What you are asked to do:
Transcribe all of the material exactly. Any picture in it should be left out.

Given records:
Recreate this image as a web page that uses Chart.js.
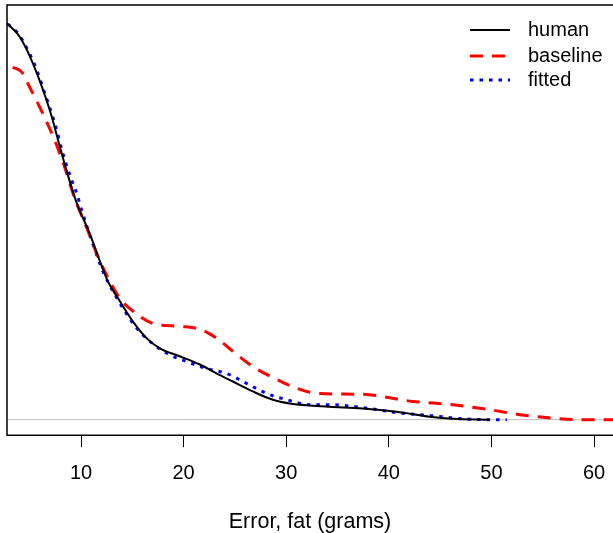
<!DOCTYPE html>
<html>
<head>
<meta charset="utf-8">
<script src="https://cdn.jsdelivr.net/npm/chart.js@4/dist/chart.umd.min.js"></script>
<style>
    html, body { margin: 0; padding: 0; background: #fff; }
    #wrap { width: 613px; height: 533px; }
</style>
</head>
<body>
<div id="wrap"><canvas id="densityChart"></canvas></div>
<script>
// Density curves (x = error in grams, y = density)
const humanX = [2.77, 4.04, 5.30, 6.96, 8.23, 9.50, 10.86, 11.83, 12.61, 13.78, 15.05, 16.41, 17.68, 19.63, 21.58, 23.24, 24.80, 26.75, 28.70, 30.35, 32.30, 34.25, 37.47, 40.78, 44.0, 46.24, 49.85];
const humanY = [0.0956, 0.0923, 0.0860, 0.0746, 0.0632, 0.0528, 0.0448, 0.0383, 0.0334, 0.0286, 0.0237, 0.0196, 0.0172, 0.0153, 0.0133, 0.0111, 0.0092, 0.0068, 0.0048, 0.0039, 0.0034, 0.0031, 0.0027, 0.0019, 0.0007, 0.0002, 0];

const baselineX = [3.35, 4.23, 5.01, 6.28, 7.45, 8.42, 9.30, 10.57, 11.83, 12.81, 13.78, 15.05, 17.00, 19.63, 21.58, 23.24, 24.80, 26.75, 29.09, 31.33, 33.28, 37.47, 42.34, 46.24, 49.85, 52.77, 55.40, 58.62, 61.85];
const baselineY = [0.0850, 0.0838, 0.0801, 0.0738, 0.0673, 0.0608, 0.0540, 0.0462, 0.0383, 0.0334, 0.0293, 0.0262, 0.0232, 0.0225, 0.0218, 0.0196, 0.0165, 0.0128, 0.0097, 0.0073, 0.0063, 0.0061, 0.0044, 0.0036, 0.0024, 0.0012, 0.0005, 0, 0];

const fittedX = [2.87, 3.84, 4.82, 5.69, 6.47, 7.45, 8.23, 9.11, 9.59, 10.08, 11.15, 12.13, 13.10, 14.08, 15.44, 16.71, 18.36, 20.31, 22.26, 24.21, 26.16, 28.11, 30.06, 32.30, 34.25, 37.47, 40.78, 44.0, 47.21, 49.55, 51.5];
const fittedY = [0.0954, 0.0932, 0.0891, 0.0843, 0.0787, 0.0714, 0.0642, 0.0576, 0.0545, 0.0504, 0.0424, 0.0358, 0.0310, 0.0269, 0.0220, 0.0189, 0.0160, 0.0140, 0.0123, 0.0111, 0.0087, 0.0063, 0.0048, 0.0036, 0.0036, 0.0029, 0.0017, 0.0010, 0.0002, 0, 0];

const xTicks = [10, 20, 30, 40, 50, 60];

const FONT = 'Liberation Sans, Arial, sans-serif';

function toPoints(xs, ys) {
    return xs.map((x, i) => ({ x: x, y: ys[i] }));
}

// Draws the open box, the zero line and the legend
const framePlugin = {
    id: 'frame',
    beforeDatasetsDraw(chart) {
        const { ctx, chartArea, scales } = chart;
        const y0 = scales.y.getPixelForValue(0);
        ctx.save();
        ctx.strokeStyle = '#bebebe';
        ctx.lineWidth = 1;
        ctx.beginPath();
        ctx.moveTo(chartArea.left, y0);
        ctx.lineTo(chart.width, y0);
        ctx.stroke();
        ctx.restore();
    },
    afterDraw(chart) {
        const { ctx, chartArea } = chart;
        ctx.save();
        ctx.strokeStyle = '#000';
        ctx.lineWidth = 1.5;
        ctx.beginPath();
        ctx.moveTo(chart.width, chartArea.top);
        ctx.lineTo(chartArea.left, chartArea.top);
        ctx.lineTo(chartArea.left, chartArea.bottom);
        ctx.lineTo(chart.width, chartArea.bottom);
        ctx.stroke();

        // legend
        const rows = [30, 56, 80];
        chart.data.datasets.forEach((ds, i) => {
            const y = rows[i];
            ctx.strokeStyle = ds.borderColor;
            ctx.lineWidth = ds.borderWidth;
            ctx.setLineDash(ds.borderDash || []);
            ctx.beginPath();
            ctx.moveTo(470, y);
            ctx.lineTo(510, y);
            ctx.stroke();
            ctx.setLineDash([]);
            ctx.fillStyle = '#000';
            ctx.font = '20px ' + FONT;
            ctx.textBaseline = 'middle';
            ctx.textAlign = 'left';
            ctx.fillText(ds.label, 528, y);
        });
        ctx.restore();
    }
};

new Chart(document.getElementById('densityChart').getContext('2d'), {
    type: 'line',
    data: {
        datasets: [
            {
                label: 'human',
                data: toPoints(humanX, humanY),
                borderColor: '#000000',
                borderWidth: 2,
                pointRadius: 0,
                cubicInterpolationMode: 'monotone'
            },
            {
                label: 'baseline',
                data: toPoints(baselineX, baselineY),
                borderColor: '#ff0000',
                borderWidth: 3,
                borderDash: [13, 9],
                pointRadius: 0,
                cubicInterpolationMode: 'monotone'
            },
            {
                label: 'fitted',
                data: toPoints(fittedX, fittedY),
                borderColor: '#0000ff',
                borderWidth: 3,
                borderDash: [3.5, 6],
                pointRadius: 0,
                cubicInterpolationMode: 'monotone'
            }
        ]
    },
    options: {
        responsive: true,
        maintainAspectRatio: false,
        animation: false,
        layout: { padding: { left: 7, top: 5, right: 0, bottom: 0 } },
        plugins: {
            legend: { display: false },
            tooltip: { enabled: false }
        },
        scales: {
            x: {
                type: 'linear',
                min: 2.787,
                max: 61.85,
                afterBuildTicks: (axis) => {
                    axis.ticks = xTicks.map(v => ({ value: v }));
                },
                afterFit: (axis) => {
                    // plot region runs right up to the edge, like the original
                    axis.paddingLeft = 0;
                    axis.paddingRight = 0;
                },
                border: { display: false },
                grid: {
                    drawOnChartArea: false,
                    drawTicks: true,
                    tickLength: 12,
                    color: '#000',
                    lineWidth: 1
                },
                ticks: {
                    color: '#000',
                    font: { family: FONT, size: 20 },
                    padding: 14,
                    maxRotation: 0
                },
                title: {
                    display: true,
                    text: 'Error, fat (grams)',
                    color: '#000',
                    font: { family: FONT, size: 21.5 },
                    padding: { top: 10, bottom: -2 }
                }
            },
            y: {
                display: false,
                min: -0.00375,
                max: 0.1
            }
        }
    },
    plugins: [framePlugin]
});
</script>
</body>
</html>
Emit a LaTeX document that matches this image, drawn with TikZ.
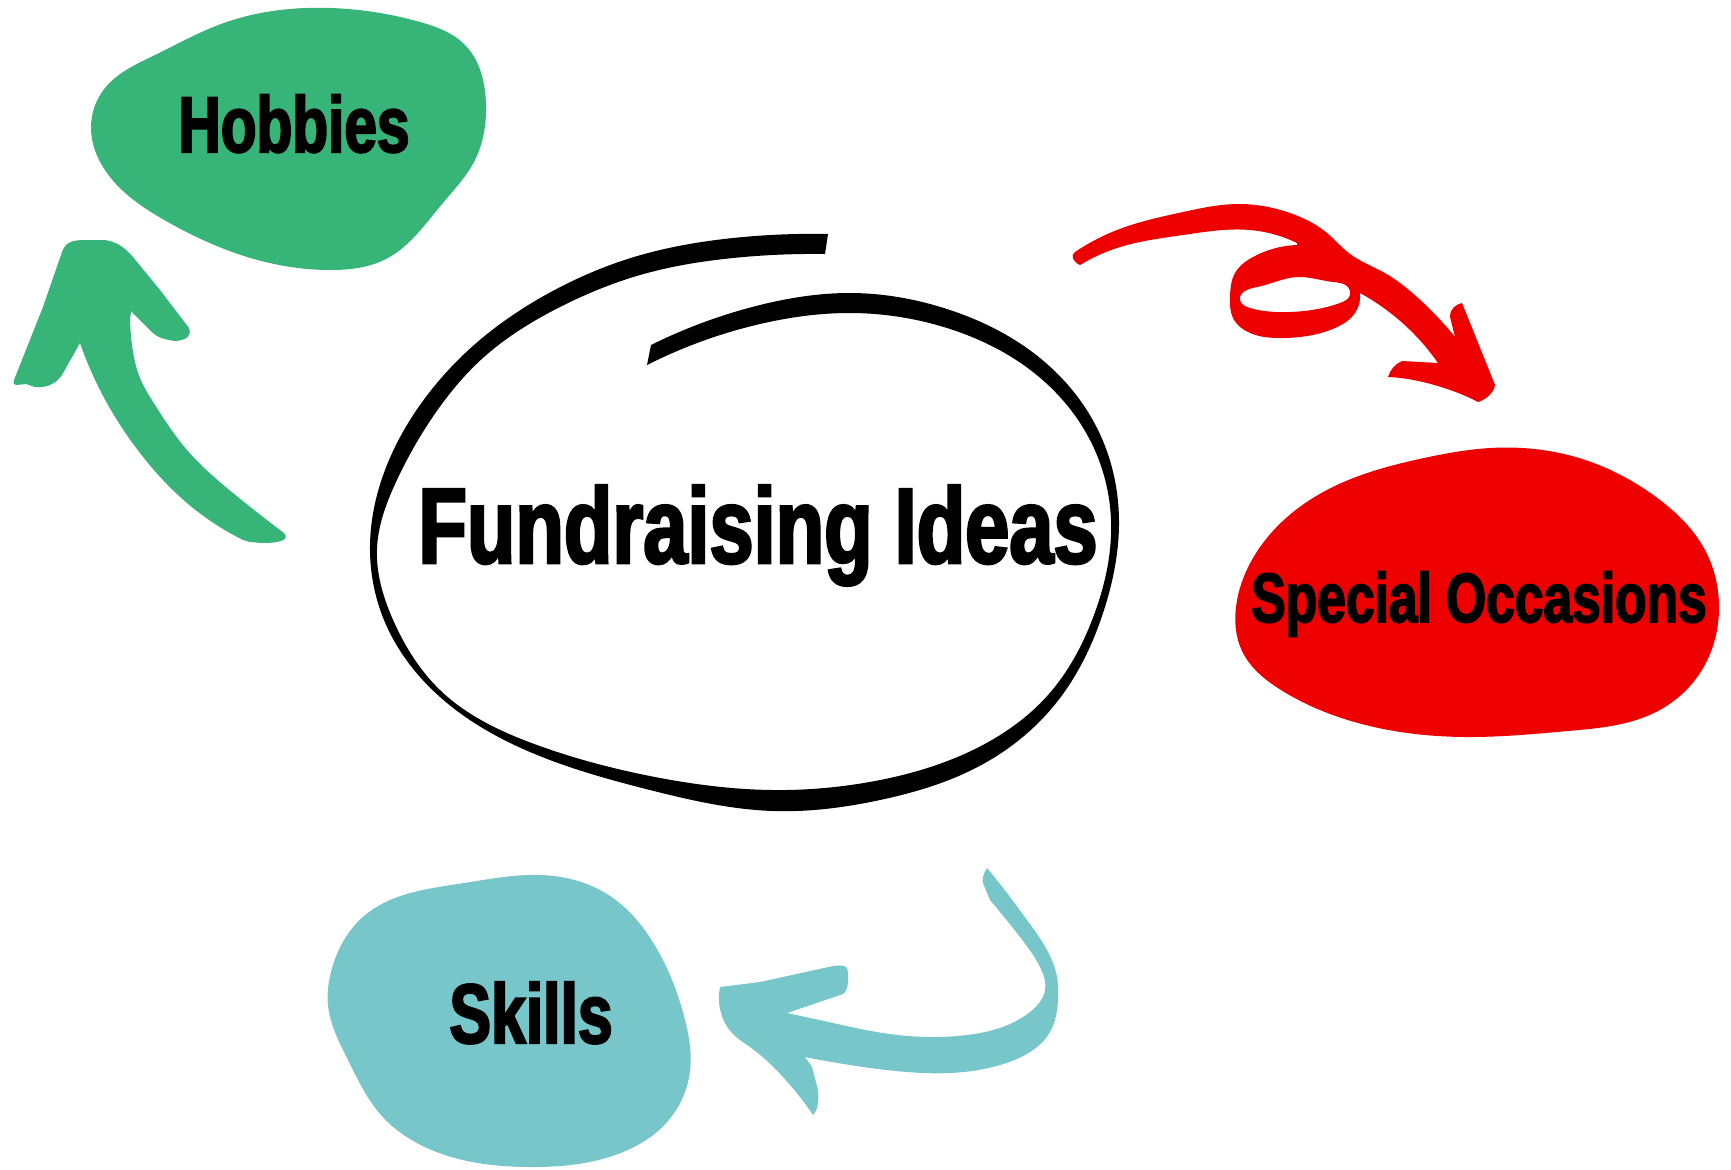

Solution to the exercise:
Recreate this image as a web page that uses Chart.js.
<!DOCTYPE html>
<html>
<head>
<meta charset="utf-8">
<script src="https://cdn.jsdelivr.net/npm/chart.js@4/dist/chart.umd.min.js"></script>
<style>
    html, body { margin: 0; padding: 0; background: #fff; }
    #wrap { width: 613px; height: 533px; }
</style>
</head>
<body>
<div id="wrap"><canvas id="densityChart"></canvas></div>
<script>
// Density curves (x = error in grams, y = density)
const humanX = [2.77, 4.04, 5.30, 6.96, 8.23, 9.50, 10.86, 11.83, 12.61, 13.78, 15.05, 16.41, 17.68, 19.63, 21.58, 23.24, 24.80, 26.75, 28.70, 30.35, 32.30, 34.25, 37.47, 40.78, 44.0, 46.24, 49.85];
const humanY = [0.0956, 0.0923, 0.0860, 0.0746, 0.0632, 0.0528, 0.0448, 0.0383, 0.0334, 0.0286, 0.0237, 0.0196, 0.0172, 0.0153, 0.0133, 0.0111, 0.0092, 0.0068, 0.0048, 0.0039, 0.0034, 0.0031, 0.0027, 0.0019, 0.0007, 0.0002, 0];

const baselineX = [3.35, 4.23, 5.01, 6.28, 7.45, 8.42, 9.30, 10.57, 11.83, 12.81, 13.78, 15.05, 17.00, 19.63, 21.58, 23.24, 24.80, 26.75, 29.09, 31.33, 33.28, 37.47, 42.34, 46.24, 49.85, 52.77, 55.40, 58.62, 61.85];
const baselineY = [0.0850, 0.0838, 0.0801, 0.0738, 0.0673, 0.0608, 0.0540, 0.0462, 0.0383, 0.0334, 0.0293, 0.0262, 0.0232, 0.0225, 0.0218, 0.0196, 0.0165, 0.0128, 0.0097, 0.0073, 0.0063, 0.0061, 0.0044, 0.0036, 0.0024, 0.0012, 0.0005, 0, 0];

const fittedX = [2.87, 3.84, 4.82, 5.69, 6.47, 7.45, 8.23, 9.11, 9.59, 10.08, 11.15, 12.13, 13.10, 14.08, 15.44, 16.71, 18.36, 20.31, 22.26, 24.21, 26.16, 28.11, 30.06, 32.30, 34.25, 37.47, 40.78, 44.0, 47.21, 49.55, 51.5];
const fittedY = [0.0954, 0.0932, 0.0891, 0.0843, 0.0787, 0.0714, 0.0642, 0.0576, 0.0545, 0.0504, 0.0424, 0.0358, 0.0310, 0.0269, 0.0220, 0.0189, 0.0160, 0.0140, 0.0123, 0.0111, 0.0087, 0.0063, 0.0048, 0.0036, 0.0036, 0.0029, 0.0017, 0.0010, 0.0002, 0, 0];

const xTicks = [10, 20, 30, 40, 50, 60];

const FONT = 'Liberation Sans, Arial, sans-serif';

function toPoints(xs, ys) {
    return xs.map((x, i) => ({ x: x, y: ys[i] }));
}

// Draws the open box, the zero line and the legend
const framePlugin = {
    id: 'frame',
    beforeDatasetsDraw(chart) {
        const { ctx, chartArea, scales } = chart;
        const y0 = scales.y.getPixelForValue(0);
        ctx.save();
        ctx.strokeStyle = '#bebebe';
        ctx.lineWidth = 1;
        ctx.beginPath();
        ctx.moveTo(chartArea.left, y0);
        ctx.lineTo(chart.width, y0);
        ctx.stroke();
        ctx.restore();
    },
    afterDraw(chart) {
        const { ctx, chartArea } = chart;
        ctx.save();
        ctx.strokeStyle = '#000';
        ctx.lineWidth = 1.5;
        ctx.beginPath();
        ctx.moveTo(chart.width, chartArea.top);
        ctx.lineTo(chartArea.left, chartArea.top);
        ctx.lineTo(chartArea.left, chartArea.bottom);
        ctx.lineTo(chart.width, chartArea.bottom);
        ctx.stroke();

        // legend
        const rows = [30, 56, 80];
        chart.data.datasets.forEach((ds, i) => {
            const y = rows[i];
            ctx.strokeStyle = ds.borderColor;
            ctx.lineWidth = ds.borderWidth;
            ctx.setLineDash(ds.borderDash || []);
            ctx.beginPath();
            ctx.moveTo(470, y);
            ctx.lineTo(510, y);
            ctx.stroke();
            ctx.setLineDash([]);
            ctx.fillStyle = '#000';
            ctx.font = '20px ' + FONT;
            ctx.textBaseline = 'middle';
            ctx.textAlign = 'left';
            ctx.fillText(ds.label, 528, y);
        });
        ctx.restore();
    }
};

new Chart(document.getElementById('densityChart').getContext('2d'), {
    type: 'line',
    data: {
        datasets: [
            {
                label: 'human',
                data: toPoints(humanX, humanY),
                borderColor: '#000000',
                borderWidth: 2,
                pointRadius: 0,
                cubicInterpolationMode: 'monotone'
            },
            {
                label: 'baseline',
                data: toPoints(baselineX, baselineY),
                borderColor: '#ff0000',
                borderWidth: 3,
                borderDash: [13, 9],
                pointRadius: 0,
                cubicInterpolationMode: 'monotone'
            },
            {
                label: 'fitted',
                data: toPoints(fittedX, fittedY),
                borderColor: '#0000ff',
                borderWidth: 3,
                borderDash: [3.5, 6],
                pointRadius: 0,
                cubicInterpolationMode: 'monotone'
            }
        ]
    },
    options: {
        responsive: true,
        maintainAspectRatio: false,
        animation: false,
        layout: { padding: { left: 7, top: 5, right: 0, bottom: 0 } },
        plugins: {
            legend: { display: false },
            tooltip: { enabled: false }
        },
        scales: {
            x: {
                type: 'linear',
                min: 2.787,
                max: 61.85,
                afterBuildTicks: (axis) => {
                    axis.ticks = xTicks.map(v => ({ value: v }));
                },
                afterFit: (axis) => {
                    // plot region runs right up to the edge, like the original
                    axis.paddingLeft = 0;
                    axis.paddingRight = 0;
                },
                border: { display: false },
                grid: {
                    drawOnChartArea: false,
                    drawTicks: true,
                    tickLength: 12,
                    color: '#000',
                    lineWidth: 1
                },
                ticks: {
                    color: '#000',
                    font: { family: FONT, size: 20 },
                    padding: 14,
                    maxRotation: 0
                },
                title: {
                    display: true,
                    text: 'Error, fat (grams)',
                    color: '#000',
                    font: { family: FONT, size: 21.5 },
                    padding: { top: 10, bottom: -2 }
                }
            },
            y: {
                display: false,
                min: -0.00375,
                max: 0.1
            }
        }
    },
    plugins: [framePlugin]
});
</script>
</body>
</html>
Emit a LaTeX document that matches this image, drawn with TikZ.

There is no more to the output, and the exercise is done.